Il contratto di espansione non è stato rinnovato dal governo Meloni. Lo strumento principe, riservato alle imprese con almeno 50 dipendenti che consentiva di mandare in pensione anticipata il personale a 5 anni dalla maturazione dei requisiti ordinari o contributivi, è arrivato a fine corsa e non è stato rinnovato per il 2024.

Un bel problema per molti lavoratori del settore privato. Lo scivolo pensionistico consentiva, ai dipendenti di sfruttare gli incentivi aziendali all’esodo fino a 5 anni prima della pensione. Con costi a carico dell’azienda ma anche dello Stato.

Il datore di lavoro corrispondeva, infatti, al lavoratore un assegno pari a quello della pensione fino al raggiungimento dei requisiti necessari. Mentre lo Stato riconosceva allo stesso la Naspi dal giorno dopo il licenziamento fino a esaurimento della stessa.

Fine dei contratti di espansione

Il contratto di espansione, introdotto per la prima volta nel 2019 col decreto Crescita, è stato più volte rinnovato fino a quest’anno. Da oggi però non esiste più e i lavoratori del settore privato prossimi alla pensione dovranno fare affidamento ad altre soluzioni per anticipare la pensione, ammesso che ne abbiano i requisiti.

La misura era stata inizialmente approvata fino alla fine del 2025, ma poi fu stralciata dal testo della legge finale e così è decaduta automaticamente con la fine del 2023. Da quest’anno, quindi, non ci sarà più la possibilità di stipulare accordi fra le aziende e il governo per mandare in pensione i lavoratori fino a 5 anni prima in cambio di nuove assunzioni e riorganizzazione aziendale.

Cosa resta quindi per i lavoratori che da quest’anno non possono più beneficiare dei contratti di espansione? In base alla normativa vigente restano a disposizione per il 2024

  • l’isopensione;
  • l’assegno straordinario dei fondi di solidarietà bilaterali;
  • l’Ape sociale, riservata solo ad alcune categorie di lavoratori svantaggiati.

Le alternative possibili

Fra le strade percorribili troviamo l’isopensione.

Si tratta di un istituto che consente ai lavoratori prossimi alla pensione di lasciare il posto di lavoro e percepire un reddito sostitutivo della pensione, fino a 7 anni prima dell’età per il pensionamento ordinario o anticipato.

L‘isopensione è una misura volontaria per i lavoratori e richiede l’accordo di entrambi, il lavoratore e il datore di lavoro con almeno 15 dipendenti.
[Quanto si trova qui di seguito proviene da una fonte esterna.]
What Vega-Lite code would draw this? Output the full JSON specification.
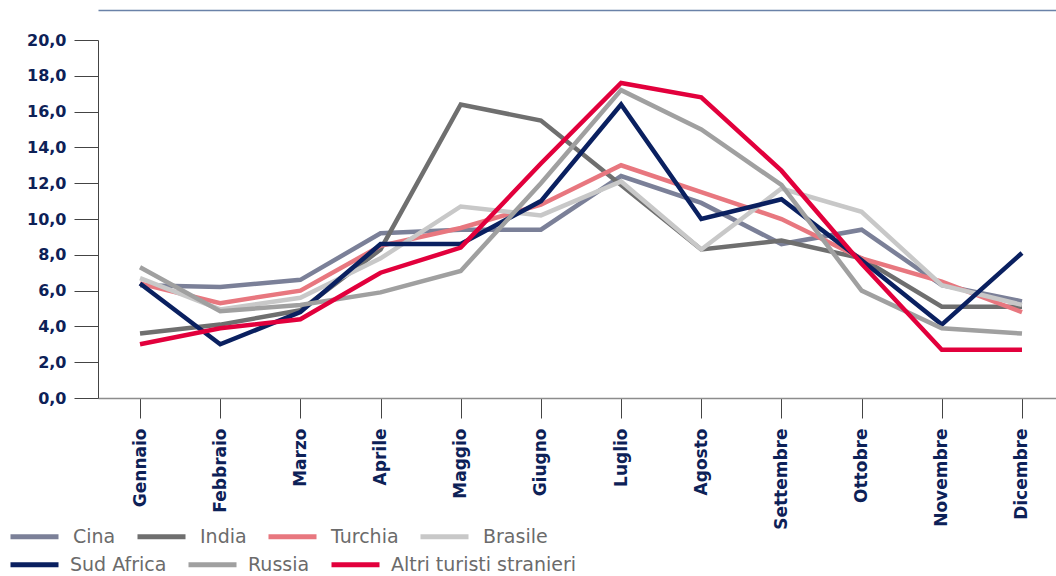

Se un’azienda vuole implementare l’isopensione, deve prima raggiungere un accordo con le organizzazioni sindacali pertinenti. Una volta che l’accordo è in atto, il datore di lavoro pagherà al lavoratore un assegno di isopensione per un periodo di tempo. La durata dell’assegno di isopensione dipende da una serie di fattori, tra cui l’età del lavoratore, la sua anzianità e il tipo di contratto che ha.

L’assegno straordinario di solidarietà è, invece, una prestazione economica erogata dai fondi di solidarietà bilaterali riconosciuti nel quadro dei processi di agevolazione all’esodo, al lavoratore che raggiunge i requisiti per il pensionamento di vecchiaia (67 anni) o anticipato (42 anni e 10 mesi di contributi gli uomini; 41 anni e 10 mesi di contributi le donne) entro i successivi 5 anni dalla risoluzione del rapporto di lavoro. Si tratta di uno scivolo pagato dall’Inps per conto dei fondi bilaterali e interessa soprattutto i dipendenti del settore credito.

Vi è infine l’Ape Sociale, prestazione simile alla pensione che prevede da quest’anno l’uscita a 63 anni e 5 mesi con almeno 30 anni di contributi. A patto che si appartenga a una delle seguenti categorie di lavoratori svantaggiati: cargegiver, invalidi civili al 74%, licenziati, disoccupati o lavoratori gravosi. In questo ultimo caso i requisiti contributivi sono di 36 anni.

Riassumendo…

  • Con la fine dei contratti di espansione terminano le agevolazioni per le pensioni anticipate.
  • Per i dipendenti del settore privato resta l’isopensione, l’assegno straordinario di solidarietà e Ape Sociale.
  • Per andare in pensione con Ape Sociale da quest’anno servono 63 anni e 5 mesi di età.